## What to work on
Repeat exactly the lines running from the first line of the data to the line containing "const band = (H - mt) / categories.length;", both ends included, and nothing else; drop the pictures.

## Data excerpt
>>

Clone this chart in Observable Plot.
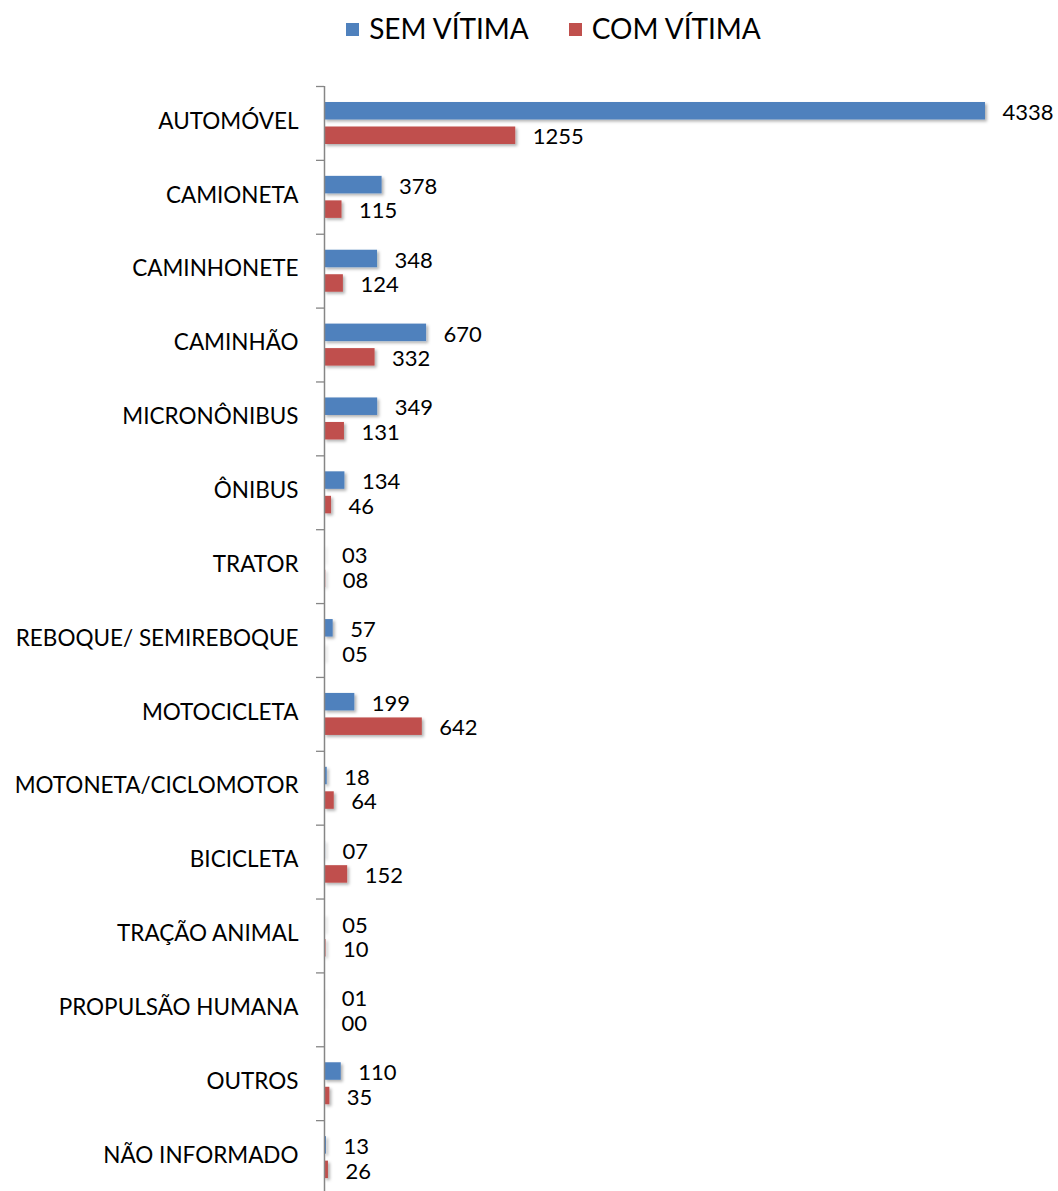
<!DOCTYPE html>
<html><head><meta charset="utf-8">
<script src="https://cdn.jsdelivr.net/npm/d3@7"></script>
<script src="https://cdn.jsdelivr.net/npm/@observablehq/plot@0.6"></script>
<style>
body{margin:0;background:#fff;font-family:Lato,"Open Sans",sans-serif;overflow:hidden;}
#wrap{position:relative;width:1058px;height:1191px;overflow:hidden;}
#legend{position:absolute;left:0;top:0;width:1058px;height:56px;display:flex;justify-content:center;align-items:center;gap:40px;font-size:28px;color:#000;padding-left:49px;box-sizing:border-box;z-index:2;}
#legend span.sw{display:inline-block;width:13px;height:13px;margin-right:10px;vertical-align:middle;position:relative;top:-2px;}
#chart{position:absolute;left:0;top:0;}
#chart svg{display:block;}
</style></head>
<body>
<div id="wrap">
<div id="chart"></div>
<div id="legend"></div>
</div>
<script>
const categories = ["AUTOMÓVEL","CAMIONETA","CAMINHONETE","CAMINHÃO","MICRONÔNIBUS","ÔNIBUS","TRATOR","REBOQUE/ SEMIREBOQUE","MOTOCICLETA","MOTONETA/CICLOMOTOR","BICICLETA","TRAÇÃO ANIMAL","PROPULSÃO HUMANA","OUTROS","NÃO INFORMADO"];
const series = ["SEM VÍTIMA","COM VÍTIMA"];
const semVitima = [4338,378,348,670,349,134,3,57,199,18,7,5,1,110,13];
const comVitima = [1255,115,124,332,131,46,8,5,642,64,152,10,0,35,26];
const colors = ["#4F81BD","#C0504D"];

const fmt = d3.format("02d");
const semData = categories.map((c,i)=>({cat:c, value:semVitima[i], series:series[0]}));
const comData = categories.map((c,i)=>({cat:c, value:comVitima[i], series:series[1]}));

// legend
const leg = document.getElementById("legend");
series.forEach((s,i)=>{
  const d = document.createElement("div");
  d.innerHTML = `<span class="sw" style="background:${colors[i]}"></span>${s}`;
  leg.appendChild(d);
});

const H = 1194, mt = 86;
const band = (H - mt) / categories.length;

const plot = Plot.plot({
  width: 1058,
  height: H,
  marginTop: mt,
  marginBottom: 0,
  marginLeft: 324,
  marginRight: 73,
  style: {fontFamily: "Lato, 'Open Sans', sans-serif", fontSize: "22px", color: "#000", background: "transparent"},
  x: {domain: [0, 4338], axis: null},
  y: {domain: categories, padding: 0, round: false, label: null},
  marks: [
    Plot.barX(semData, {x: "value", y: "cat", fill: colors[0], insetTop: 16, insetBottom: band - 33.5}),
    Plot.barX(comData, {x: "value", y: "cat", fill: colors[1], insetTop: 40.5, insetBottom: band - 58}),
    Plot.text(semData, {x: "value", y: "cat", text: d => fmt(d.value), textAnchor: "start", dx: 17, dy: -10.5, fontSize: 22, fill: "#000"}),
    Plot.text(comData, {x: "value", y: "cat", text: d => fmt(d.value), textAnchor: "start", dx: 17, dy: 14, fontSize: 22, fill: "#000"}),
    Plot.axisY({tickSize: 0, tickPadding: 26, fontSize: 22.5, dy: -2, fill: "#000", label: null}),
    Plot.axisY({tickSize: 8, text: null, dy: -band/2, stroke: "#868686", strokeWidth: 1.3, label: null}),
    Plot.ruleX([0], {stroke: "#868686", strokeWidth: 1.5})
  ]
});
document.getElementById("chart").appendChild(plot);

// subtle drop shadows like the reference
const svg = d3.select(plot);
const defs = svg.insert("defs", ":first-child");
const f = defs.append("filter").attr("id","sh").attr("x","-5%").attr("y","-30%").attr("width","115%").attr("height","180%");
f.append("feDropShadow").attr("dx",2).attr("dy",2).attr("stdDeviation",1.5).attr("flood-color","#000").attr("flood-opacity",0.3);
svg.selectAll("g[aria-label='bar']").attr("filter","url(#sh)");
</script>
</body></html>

<<

## The answer
Clone this chart in Observable Plot.
<!DOCTYPE html>
<html><head><meta charset="utf-8">
<script src="https://cdn.jsdelivr.net/npm/d3@7"></script>
<script src="https://cdn.jsdelivr.net/npm/@observablehq/plot@0.6"></script>
<style>
body{margin:0;background:#fff;font-family:Lato,"Open Sans",sans-serif;overflow:hidden;}
#wrap{position:relative;width:1058px;height:1191px;overflow:hidden;}
#legend{position:absolute;left:0;top:0;width:1058px;height:56px;display:flex;justify-content:center;align-items:center;gap:40px;font-size:28px;color:#000;padding-left:49px;box-sizing:border-box;z-index:2;}
#legend span.sw{display:inline-block;width:13px;height:13px;margin-right:10px;vertical-align:middle;position:relative;top:-2px;}
#chart{position:absolute;left:0;top:0;}
#chart svg{display:block;}
</style></head>
<body>
<div id="wrap">
<div id="chart"></div>
<div id="legend"></div>
</div>
<script>
const categories = ["AUTOMÓVEL","CAMIONETA","CAMINHONETE","CAMINHÃO","MICRONÔNIBUS","ÔNIBUS","TRATOR","REBOQUE/ SEMIREBOQUE","MOTOCICLETA","MOTONETA/CICLOMOTOR","BICICLETA","TRAÇÃO ANIMAL","PROPULSÃO HUMANA","OUTROS","NÃO INFORMADO"];
const series = ["SEM VÍTIMA","COM VÍTIMA"];
const semVitima = [4338,378,348,670,349,134,3,57,199,18,7,5,1,110,13];
const comVitima = [1255,115,124,332,131,46,8,5,642,64,152,10,0,35,26];
const colors = ["#4F81BD","#C0504D"];

const fmt = d3.format("02d");
const semData = categories.map((c,i)=>({cat:c, value:semVitima[i], series:series[0]}));
const comData = categories.map((c,i)=>({cat:c, value:comVitima[i], series:series[1]}));

// legend
const leg = document.getElementById("legend");
series.forEach((s,i)=>{
  const d = document.createElement("div");
  d.innerHTML = `<span class="sw" style="background:${colors[i]}"></span>${s}`;
  leg.appendChild(d);
});

const H = 1194, mt = 86;
const band = (H - mt) / categories.length;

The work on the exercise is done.